Reports from Nijhoff Award Recipients

WESS Newsletter

Vol. 19, No. 2 (Spring, 1996)


1994 Award Winner

Stephen Lehmann
University of Pennsylvania

I appreciate this opportunity for a final wrap-up of my 1994 Nijhoff trip, encompassing not only the trip itself, but also the articles and activities it has spawned.

My project-to investigate and report on journal publishing in German academic librarianship-was motivated by the wish to give these journals, whose existence is largely unknown on this side of the Atlantic, a higher profile among American librarians. It was based largely on interviews with the editors of the six major journals and research in two library science libraries (Cologne and Berlin). Except for a desperate, fruitless search for herring in Nordwijk with Nijhoff president Bas Guyt-more than compensated for by an eleventh hour triumph at a stand in front of the Leyden train station the next day-the trip went without a hitch. Upon my return, I wrote an article on German library journals, placing them in the institutional context of German academic librarianship. It was published in College & Research Libraries (July 1995); a shorter and somewhat reworked version was published in German in the journal Bibliotheksdienst (June 1995).

Another series of publications that resulted from the Nijhoff project came out of an exchange agreement between College & Research Libraries and its German counterpart, Zeitschrift fur Bibliothekswesen und Bibliographie. Again, the intention was to create a greater awareness between German and American academic librarians of the work of the other. The first of the ZfBB articles (actually two articles that were melded together in the English version) was on secret dissertations in the GDR. It was translated by John Cullars and appeared in the September 1995 C&RL. The second-on the difficult questions involving German cultural property in the former Soviet Union-will be published in the September 1996 C&RL in a translation by Nancy Boerner. The ZfBB published its first C&RL article in their January 1996 issue.

The most ambitious of these Nijhoff-generated projects was the founding of Reference Reviews Europe/IFB Abstracts, a Web-accessible journal which abstracts reviews of European reference works from the German review quarterly, Informationsmittel fur Bibliotheken (IFB). Some thirty-plus librarians (most of them WESS members) contribute the translated abstracts, which are then edited and prepared for the Web by Jeff Garrett, Heidi Hutchinson and me. We have also begun to commission reviews of selected additional titles, the first written by ex-WESS Newsletter editor Jeffry Larson. The enthusiastic response to RRE/IFBA suggests that it does indeed fill a long-time need.

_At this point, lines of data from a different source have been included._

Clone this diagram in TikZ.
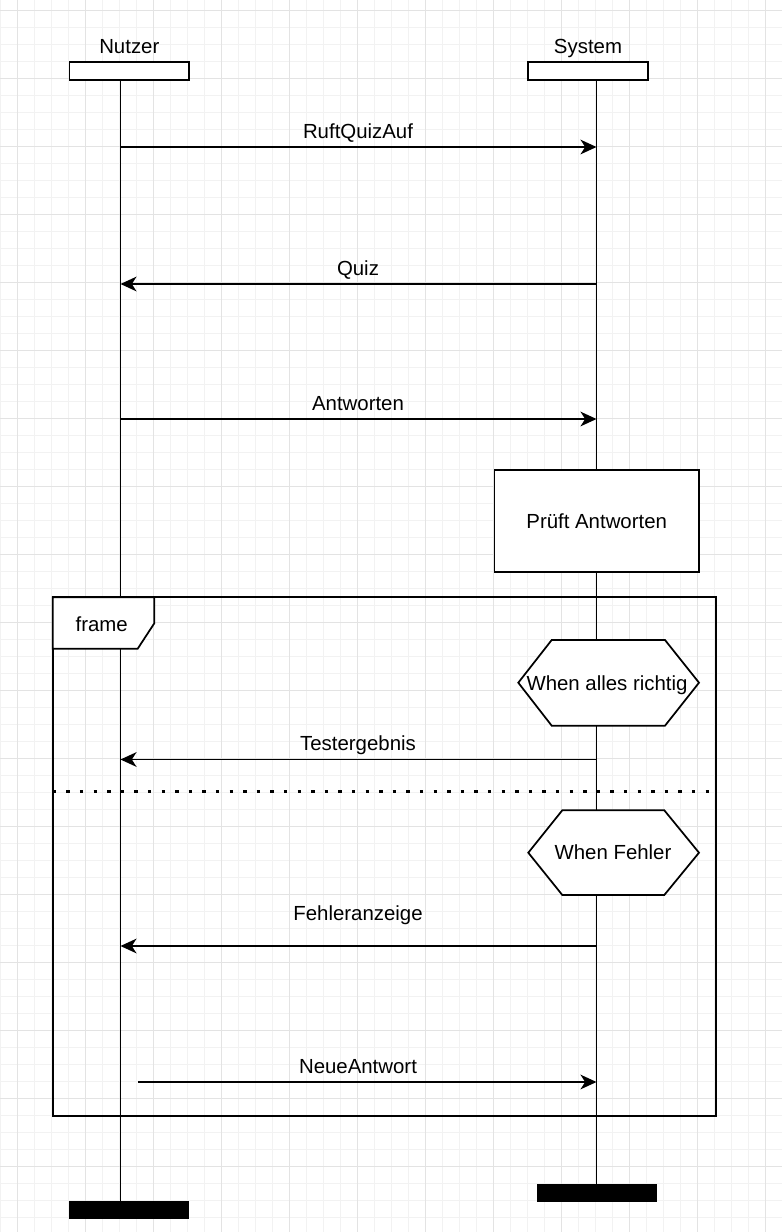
\documentclass[tikz,border=0pt]{standalone}
\usepackage{fontspec}
\setmainfont{Liberation Sans}
\usetikzlibrary{arrows.meta}
\begin{document}
\begin{tikzpicture}[x=0.75pt,y=-0.75pt,
  ln/.style={line width=1.3pt, draw=black},
  hdr/.style={ln, fill=white, minimum width=89.6pt, minimum height=13.1pt, inner sep=0pt},
  endbar/.style={fill=black, draw=none, minimum width=90pt, minimum height=13.5pt, inner sep=0pt},
  txt/.style={font=\fontsize{15.3pt}{18pt}\selectfont},
  lbl/.style={txt, inner sep=0pt, anchor=base},
  msg/.style={ln, -{Stealth[length=12pt,width=11pt,inset=3.5pt]}},
  gridminor/.style={draw=black!5, line width=0.75pt},
  gridmajor/.style={draw=black!11, line width=0.75pt},
  hexa/.style={ln, fill=white},
  divider/.style={line width=2.55pt, dash pattern=on 2.55pt off 7.65pt},
]
\useasboundingbox (0,0) rectangle (782,1232);
\fill[white] (0,0) rectangle (782,1232);
% grid
\foreach \i in {0,...,46} \draw[gridminor] (17*\i,0) -- (17*\i,1232);
\foreach \j in {0,...,72} \draw[gridminor] (0,10+17*\j) -- (782,10+17*\j);
\foreach \i in {0,...,11} \draw[gridmajor] (17+68*\i,0) -- (17+68*\i,1232);
\foreach \j in {0,...,18} \draw[gridmajor] (0,10+68*\j) -- (782,10+68*\j);

% lifeline heads and ends
\node[hdr] (nHead) at (129.3,71) {};
\node[hdr] (sHead) at (588,71) {};
\node[lbl] (nName) at (129.3,53) {Nutzer};
\node[lbl] (sName) at (588,53) {System};
\node[endbar] (nEnd) at (129,1210) {};
\node[endbar] (sEnd) at (597,1193) {};
\coordinate (nTop) at (120.5,79.7);
\coordinate (sTop) at (596.5,79.7);
\draw[ln] (nTop) -- (nTop |- nEnd.north);
\draw[ln] (sTop) -- (sTop |- sEnd.north);

% frame
\draw[ln] (52.7,597.3) rectangle (716,1115.8);
\draw[ln, fill=white] (52.7,597.3) -- (154.3,597.3) -- (154.3,623.3) -- (137.7,648.7) -- (52.7,648.7) -- cycle;
\node[lbl] (frameLbl) at (101.7,631) {frame};
\draw[divider] (52.7,791.7) -- (716,791.7);

% activity box
\node[ln, fill=white, minimum width=153.5pt, minimum height=76.5pt, inner sep=0pt, txt] (check) at (596.7,521) {Prüft Antworten};

% guards
\draw[hexa] (518.3,682.7) -- (551.7,640) -- (665,640) -- (699,682.7) -- (665,725.7) -- (551.7,725.7) -- cycle;
\node[lbl] (g1) at (607,690) {When alles richtig};
\draw[hexa] (528.3,852.7) -- (562.3,810.3) -- (664.3,810.3) -- (699,852.7) -- (664.3,895) -- (562.3,895) -- cycle;
\node[lbl] (g2) at (613,859.3) {When Fehler};

% messages
\coordinate (n1) at (120.5,147);  \coordinate (s1) at (596.5,147);
\coordinate (n2) at (120.5,284);  \coordinate (s2) at (596.5,284);
\coordinate (n3) at (120.5,419);  \coordinate (s3) at (596.5,419);
\coordinate (n4) at (120.5,759.5);\coordinate (s4) at (596.5,759.5);
\coordinate (n5) at (120.5,946);  \coordinate (s5) at (596.5,946);
\coordinate (n6) at (138,1082);   \coordinate (s6) at (596.5,1082);
\draw[msg] (n1) -- (s1);
\draw[msg] (s2) -- (n2);
\draw[msg] (n3) -- (s3);
\draw[msg] (s4) -- (n4);
\draw[msg] (s5) -- (n5);
\draw[msg] (n6) -- (s6);
\node[lbl] (m1) at (358,138) {RuftQuizAuf};
\node[lbl] (m2) at (358,275) {Quiz};
\node[lbl] (m3) at (358,410) {Antworten};
\node[lbl] (m4) at (358,750.7) {Testergebnis};
\node[lbl] (m5) at (358,920) {Fehleranzeige};
\node[lbl] (m6) at (358,1073) {NeueAntwort};
\end{tikzpicture}
\end{document}
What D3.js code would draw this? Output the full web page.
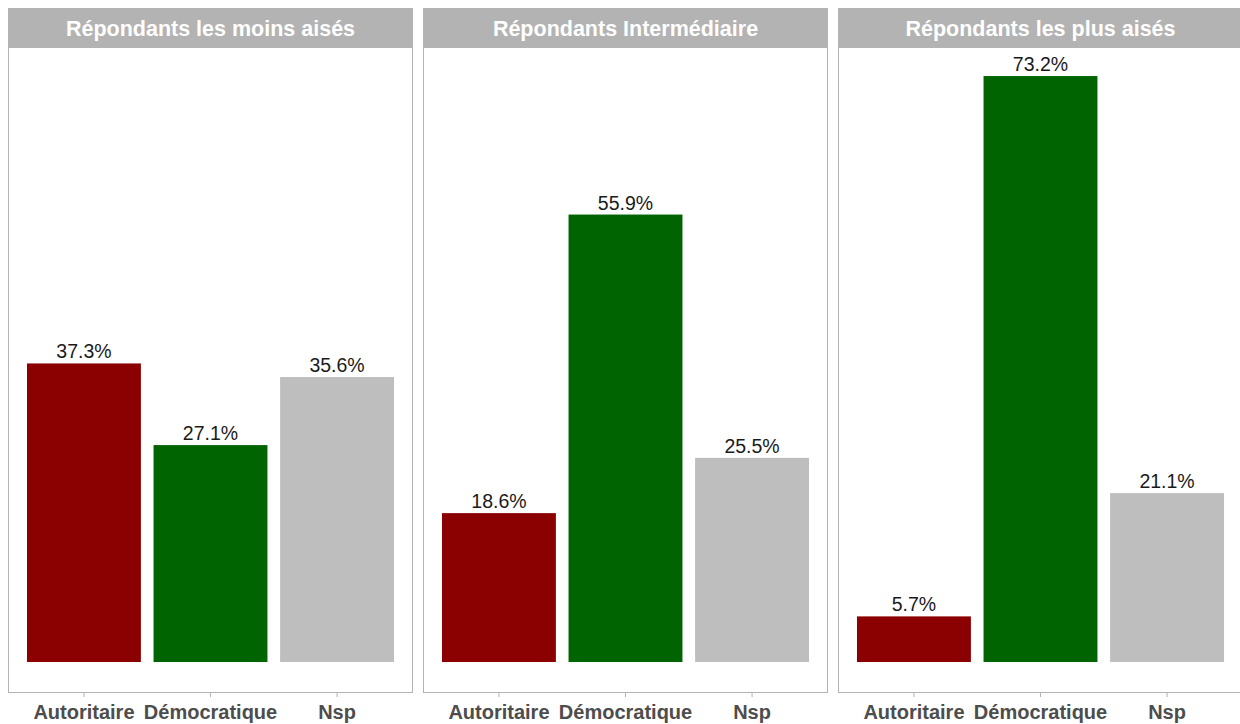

Meanwhile, the world of German library journal publishing has also changed since 1994. Two of the six journals that I examined-Bibliotheksdienst and Bibliothek: Forschung und Praxis-are now available on the Web, thus accessible to an extent unthinkable at the time of my project. The Mitteilungsblatt of the library association of Nordrhein-Westfalen, on the other hand, ceased publication following the death of its long-time editor, Hartwig Lohse, in August 1995, less than a year after I saw him in Bonn.

The Nijhoff grant is treasured by WESS members for the unique opportunity it offers us. And unique here means unique: for western European librarianship there is nothing else like it. For this we owe those in Martinus Nijhoff International who have made the grant possible our deep and enduring gratitude.

1995 Award Winner

Barbara Halporn
Harvard University

I received the Martin Nijhoff International West European Specialist Study Grant in order to complete the research on a book, The World of Johann Amerbach: Early Printing in its Social Context. The book examines the early period of printing and the development of the book trade through the correspondence of the fifteen-century Swiss printer, Johann Amerbach and the books his firm produced. The correspondence constitutes a unique contemporary source for the daily activities of an early printer and the development of markets for the printed book.

The Nijhoff award enabled me to travel last fall to Basel to work with primary sources at the University Library. The value of the trip to Basel to examine original documents, manuscripts, and incunabula is inseparable from the work that I did in advance to prepare for my time there. It is no exaggeration to say that receiving the Nijhoff award brought new energy and momentum to the project. During the spring and summer, I completed a chapter on the scholarly network within which Amerbach worked and began the fundamental work for the chapter on Amerbach’s publishing alliance with Anton Koberger of Nuremberg. As I worked on these chapters, I added to my file of questions to be pursued in the Basel collections. I looked at manuscripts and printed books that served or might have served as printer’s copy; tried to understand cryptic passages in the letters in the light of the printed texts they referred to; looked for the use of humanistic script among the correspondents. In addition to the manuscript materials, the Basel University Library offered me rich collections in the output of early Basel printers and local history publications. Finding these all located together enabled me to work very productively in the thirteen days of my stay. I came away with many questions answered, others clearly unanswerable, a list of illustrations for the book, and photocopies of materials not available in the United States.

Although the final product of this research will appear in the book on Amerbach, I plan to submit to ACRL an article-length version of the chapter on the Amerbach-Koberger partnership. This chapter, which deals with the workings of the early book trade, seems a particularly fitting first return on my use of the Martinus Nijhoff award.